The research was carried out at the University of Reading’s Department of Meteorology, one of the world’s leading centres for the study of weather and climate.
Dr. Andrew Charlton-Perez, University of Reading, one of the co-authors of the research, said, “We have shown that one of the leading candidates for geo-engineering could cause a new unintended side-effect over a large part of the planet.”
“The risks from this kind of geoengineering are huge. A reduction in tropical rainfall of 30% would, for example, quickly dry out Indonesia so much that even the wettest years after a man-made intervention would be equal to drought conditions now. The ecosystems of the tropics are among the most fragile on Earth. We would see changes happening so quickly that there would be little time for people to adapt.”
“Discussion of geoengineering often prompts heated debate, but very often there is a lack of understanding of what putting large amounts of aerosol in the stratosphere will do to the complex climate system. Our findings should help to fill in some of the gaps about one of the leading candidates.”
Co-author of the paper Professor Ellie Highwood, University of Reading, said, “Climate scientists agree that cutting carbon emissions is still necessary to curb the damaging effects of future climate change. However, since such cuts are far from certain to materialise, proponents of geoengineering research argue that whatever the world decides on its carbon emissions, it would be prudent to explore alternatives that might help us in the decades ahead.”
“On the evidence of this research, stratospheric aerosol geoengineering is not providing world leaders with any easy answers to the problem of climate change.”
Angus Ferraro, who carried out the research at the University of Reading and now works at Exeter, said, “To reduce global temperatures enough to counter effects of global warming would require a massive injection of aerosol – the small particles that reflect sunlight back into space.
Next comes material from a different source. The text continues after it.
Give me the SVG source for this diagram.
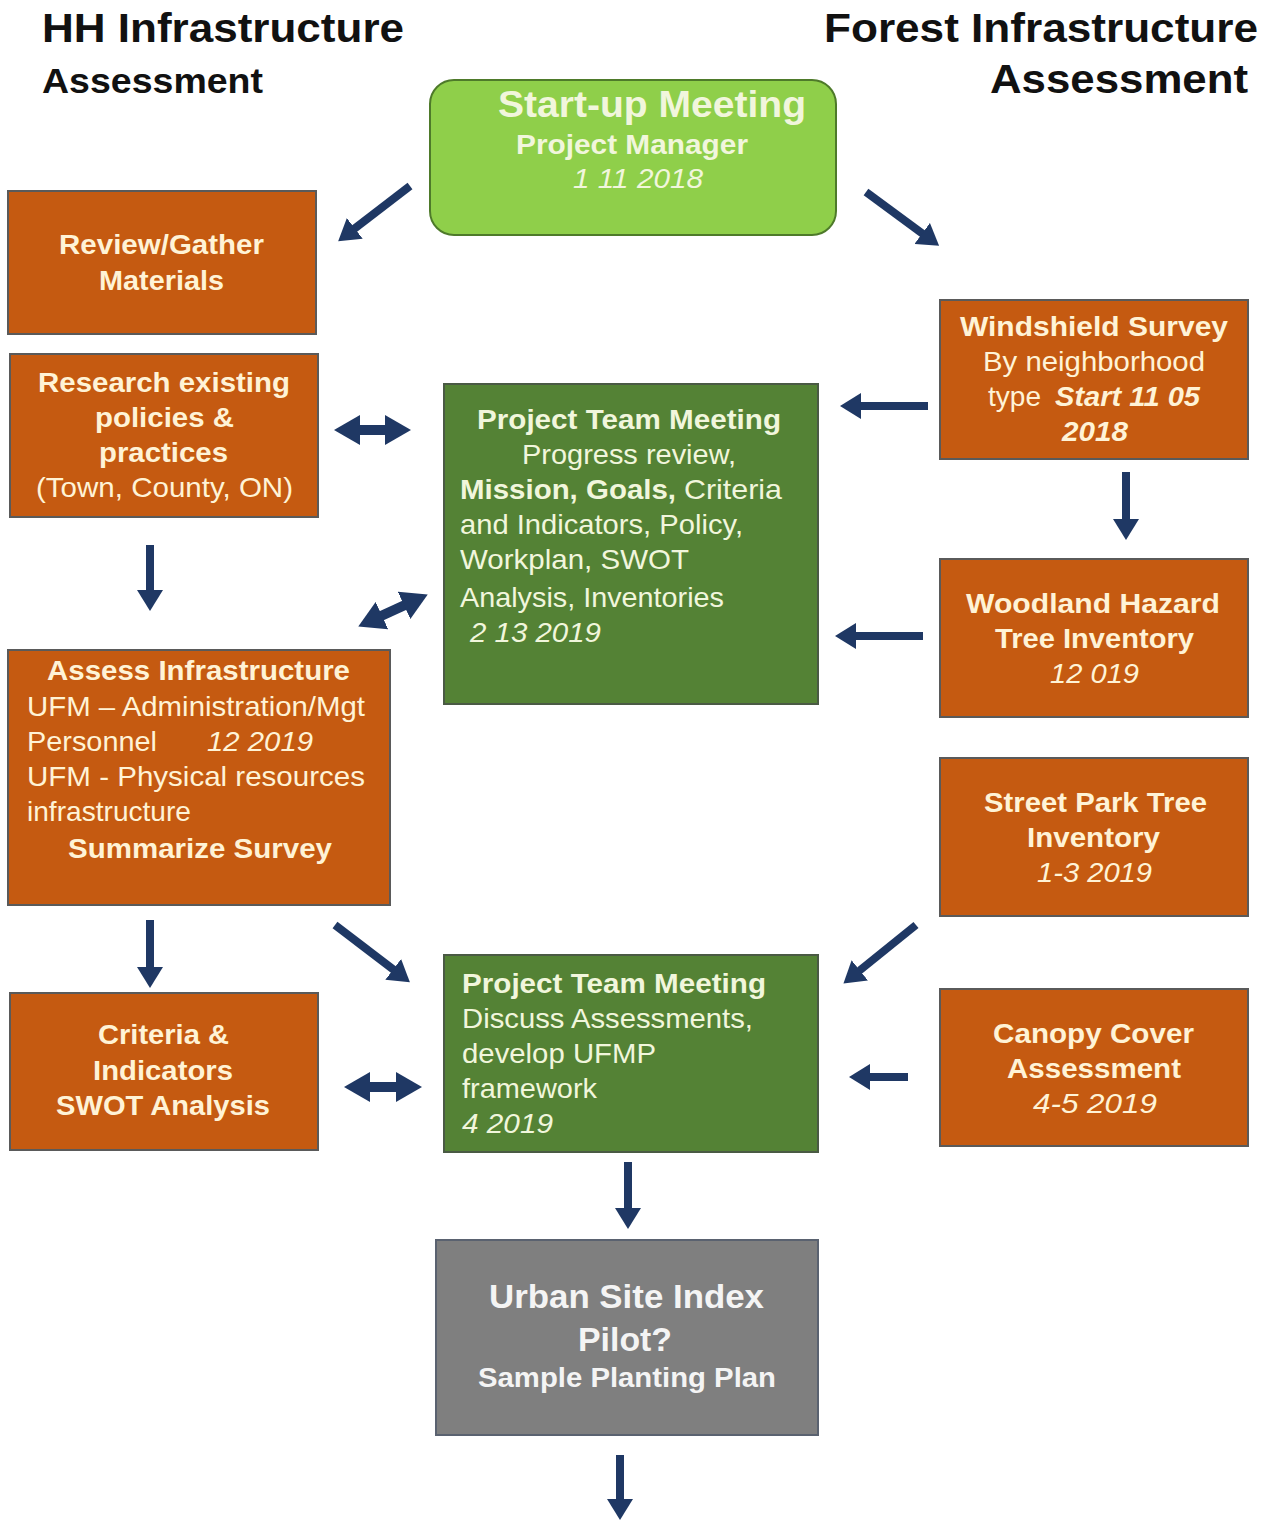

This would be equivalent to a volcanic eruption five times the size of that of Mount Pinatubo in 1991 every year.”
“Previous predictions of how stratospheric aerosol injection would affect climate were based on a number of assumptions. By actually modelling what would happen if aerosol were to be pumped into the atmosphere around the equator, we have revealed a new impact of geoengineering on tropical climate. As well as reflecting some of the incoming energy from the sun and cooling surface temperature, the aerosol also absorbs some of the heat energy coming from the surface which warms the stratosphere. We have shown for the first time that warming the stratosphere makes the troposphere below more stable, weakening upward motion and reducing the amount of rainfall at the surface.”
The research, the first to highlight these changes to the tropical circulation, was published on 8 January 2014 in the journal Environmental Research Letters.
Angus Ferraro conducted the research as part of a NERC-funded research project at the University of Reading, with collaborators Dr. Andrew Charlton-Perez and Professor Ellie Highwood. Angus Ferraro works at the University of Exeter from January 2014.
Check the following link to read/download the Full Study – “Weakened Tropical Circulation and Reduced Precipitation in Response to Geoengineering”:
Source: University of Reading.
 Details of which regions would be most affected, along with a risk analysis to the world’s population and economy, are the subject of a forthcoming research paper from the same authors, to be published later this year.
About Stratospheric Aerosol Injection
Aerosol injection has been proposed as a cost-effective way of countering the harmful effects of man-made global warming, and is therefore one of the leading candidates for geoengineering the climate. It would mimic the natural effect of large volcanic eruptions, which emit aerosols – small reflective particles – into the stratosphere, reflecting more of the sun’s energy back into space, thus reducing the mean global temperature. While the technology to carry this out has not yet been fully developed, tests have been carried out on pilot schemes, with proposals including pumping particles from the surface through a pipe, carried by a high-altitude tethered balloon.